Wells Fargo to pay $335M to settle FHFA dispute

Wells Fargo & Co. will pay $335 million to resolve claims that it allegedly misled Fannie Mae and Freddie Mac about risky mortgage securities that it sold them prior to the housing collapse.

The San Francisco-based bank disclosed in a regulatory filing Wednesday that it settled the claims with Fannie Mae in its first quarter and Freddie Mac in its third quarter. According to the filing, the settlement with the organizations, which fall under the Federal Housing Finance Agency, totaled approximately $335 million.

Wells Fargo and FHFA declined to comment further.
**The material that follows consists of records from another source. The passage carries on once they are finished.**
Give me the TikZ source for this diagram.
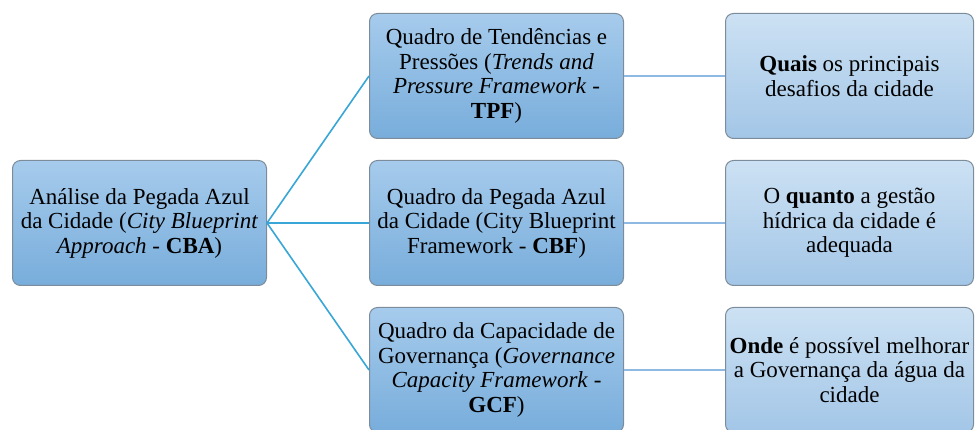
\documentclass[tikz,border=0pt]{standalone}
\usepackage{fontspec}
\setmainfont{Liberation Serif}
\usepackage{tikz}
\usetikzlibrary{positioning}
\definecolor{boxtop}{HTML}{A6CBEC}
\definecolor{boxbot}{HTML}{78ADDB}
\definecolor{ansktop}{HTML}{CCE1F3}
\definecolor{anskbot}{HTML}{A3C6E7}
\definecolor{boxline}{HTML}{7D8C9A}
\definecolor{linkcol}{HTML}{38A6D6}
\definecolor{softlink}{HTML}{8DB9E2}
\tikzset{
  framebox/.style={draw=boxline, line width=1pt, rounded corners=8pt, align=center, inner sep=2pt, minimum width=254pt, minimum height=125pt, top color=boxtop, bottom color=boxbot, font=\rmfamily\fontsize{23}{24.5}\selectfont},
  askbox/.style={framebox, minimum width=248pt, top color=ansktop, bottom color=anskbot},
  link/.style={line width=1.6pt, linkcol},
  softline/.style={line width=1.6pt, softlink}
}
\begin{document}
\begin{tikzpicture}[x=1pt, y=1pt, node distance=21pt and 102pt]
    \useasboundingbox (0,0) rectangle (977,-430);
    \clip (0,0) rectangle (977,-430);
    \node[framebox] (cba) at (139.5,-223) {Análise da Pegada Azul\\da Cidade (\textit{City Blueprint}\\\textit{Approach} - \textbf{CBA})};
    \node[framebox, right=of cba] (cbf) {Quadro da Pegada Azul\\da Cidade (City Blueprint\\Framework - \textbf{CBF})};
    \node[framebox, above=of cbf] (tpf) {Quadro de Tendências e\\Pressões (\textit{Trends and}\\\textit{Pressure Framework} -\\\textbf{TPF})};
    \node[framebox, below=of cbf] (gcf) {Quadro da Capacidade de\\Governança (\textit{Governance}\\\textit{Capacity Framework} -\\\textbf{GCF})};
    \node[askbox, right=101pt of tpf] (quais) {\textbf{Quais} os principais\\desafios da cidade};
    \node[askbox, right=101pt of cbf] (quanto) {O \textbf{quanto} a gestão\\hídrica da cidade é\\adequada};
    \node[askbox, right=101pt of gcf] (onde) {\textbf{Onde} é possível melhorar\\a Governança da água da\\cidade};

    \draw[link] (cba.east) -- (tpf.west);
    \draw[link] (cba.east) -- (cbf.west);
    \draw[link] (cba.east) -- (gcf.west);
    \draw[softline] (tpf) -- (quais);
    \draw[softline] (cbf) -- (quanto);
    \draw[softline] (gcf) -- (onde);
  \end{tikzpicture}
\end{document}
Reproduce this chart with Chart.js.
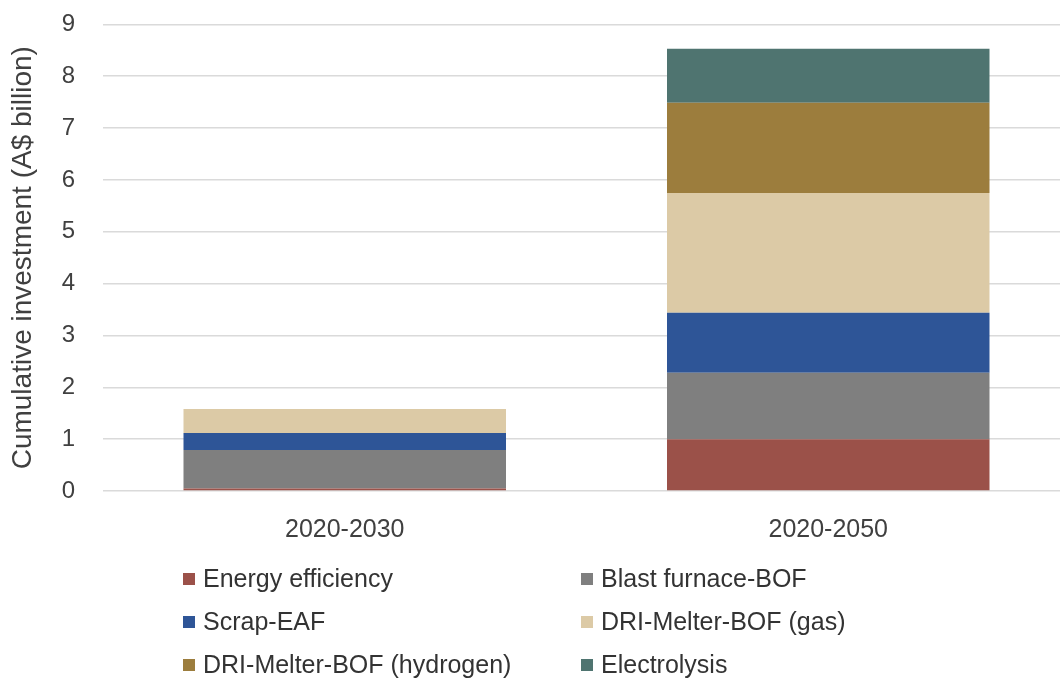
<!DOCTYPE html>
<html lang="en">
<head>
<meta charset="UTF-8" />
<title>Cumulative investment</title>
<script src="https://cdn.jsdelivr.net/npm/chart.js@4.4.0/dist/chart.umd.min.js"></script>
<style>
	body { margin:0; background:#ffffff; overflow:hidden; font-family:"Liberation Sans", Arial, sans-serif; }
	#wrap { position:relative; width:1060px; height:684px; overflow:hidden; }
	#chart { position:absolute; left:0; top:-18px; }
	#legend { position:absolute; left:183px; top:560px; display:grid; grid-template-columns:398px 300px; row-gap:6px; }
	.item { display:flex; align-items:center; height:37px; font-size:25px; color:#333333; white-space:nowrap; }
	.box { width:12px; height:12px; margin-right:8px; }
</style>
</head>
<body>
<div id="wrap">
	<canvas id="chart" width="1070" height="582"></canvas>
	<div id="legend"></div>
</div>
<script>
// categories and series (A$ billion)
const periods = ['2020-2030', '2020-2050'];
const seriesNames = ['Energy efficiency', 'Blast furnace-BOF', 'Scrap-EAF',
	'DRI-Melter-BOF (gas)', 'DRI-Melter-BOF (hydrogen)', 'Electrolysis'];
const energyEff = [0.05, 1.0];
const blastFurnace = [0.74, 1.28];
const scrapEaf = [0.33, 1.16];
const driGas = [0.46, 2.31];
const driHydrogen = [0, 1.74];
const electrolysis = [0, 1.04];
const yTicks = [0, 1, 2, 3, 4, 5, 6, 7, 8, 9];

const colors = ['#9b5149', '#7f7f7f', '#2e5597', '#dccaa6', '#9c7d3d', '#4f7470'];
const values = [energyEff, blastFurnace, scrapEaf, driGas, driHydrogen, electrolysis];

let datasets = seriesNames.map((name, i) => ({
	label: name,
	data: values[i],
	backgroundColor: colors[i],
	borderWidth: 0,
	barPercentage: 0.667,
	categoryPercentage: 1.0
}));

let ctx = document.getElementById('chart');
let chart = new Chart(ctx, {
	type: 'bar',
	data: { labels: periods, datasets: datasets },
	options: {
		responsive: false,
		animation: false,
		layout: { padding: { left: 0, right: 0, top: 10, bottom: 3 } },
		plugins: { legend: { display: false }, tooltip: { enabled: false } },
		scales: {
			x: {
				stacked: true,
				grid: { display: false },
				border: { display: false },
				ticks: { color: '#404040', padding: 16, font: { family: 'Liberation Sans', size: 25 } }
			},
			y: {
				stacked: true,
				min: 0, max: 9,
				afterBuildTicks: (s) => { s.ticks = yTicks.map(v => ({ value: v })); },
				afterFit: (s) => { s.width = 103; },
				grid: { color: '#dadada', lineWidth: 1.5, drawTicks: false },
				border: { display: false },
				ticks: { color: '#404040', padding: 28, font: { family: 'Liberation Sans', size: 24 } },
				title: {
					display: true,
					text: 'Cumulative investment (A$ billion)',
					color: '#404040',
					padding: { top: 6, bottom: 0 },
					font: { family: 'Liberation Sans', size: 28 }
				}
			}
		}
	}
});

// legend in two columns
let legend = document.getElementById('legend');
seriesNames.forEach((name, i) => {
	let item = document.createElement('div');
	item.className = 'item';
	item.innerHTML = '<span class="box" style="background:' + colors[i] + '"></span>' + name;
	legend.appendChild(item);
});
</script>
</body>
</html>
Wells Fargo shares added 15 cents to $42.48 in afternoon trading. Fannie and Freddie don't directly make loans to borrowers. They buy mortgages from lenders, package them as bonds, guarantee them against default and sell them to investors. That helps make loans available and gives Fannie and Freddie a huge role in the housing market.

The two were rescued in a taxpayer bailout in 2008 as they sank under the weight of mortgage losses. The FHFA sued 18 financial institutions in September 2011 over their sales of mortgage securities to Fannie and Freddie, which own or guarantee about half of all U.S. mortgages. These types of securities soured after the housing bubble burst in 2007, losing billions in value.

Wells Fargo's settlement payment is a fraction of what some of its peers are on the hook for — JPMorgan Chase agreed in October to pay $5.1 billion to settle similar claims.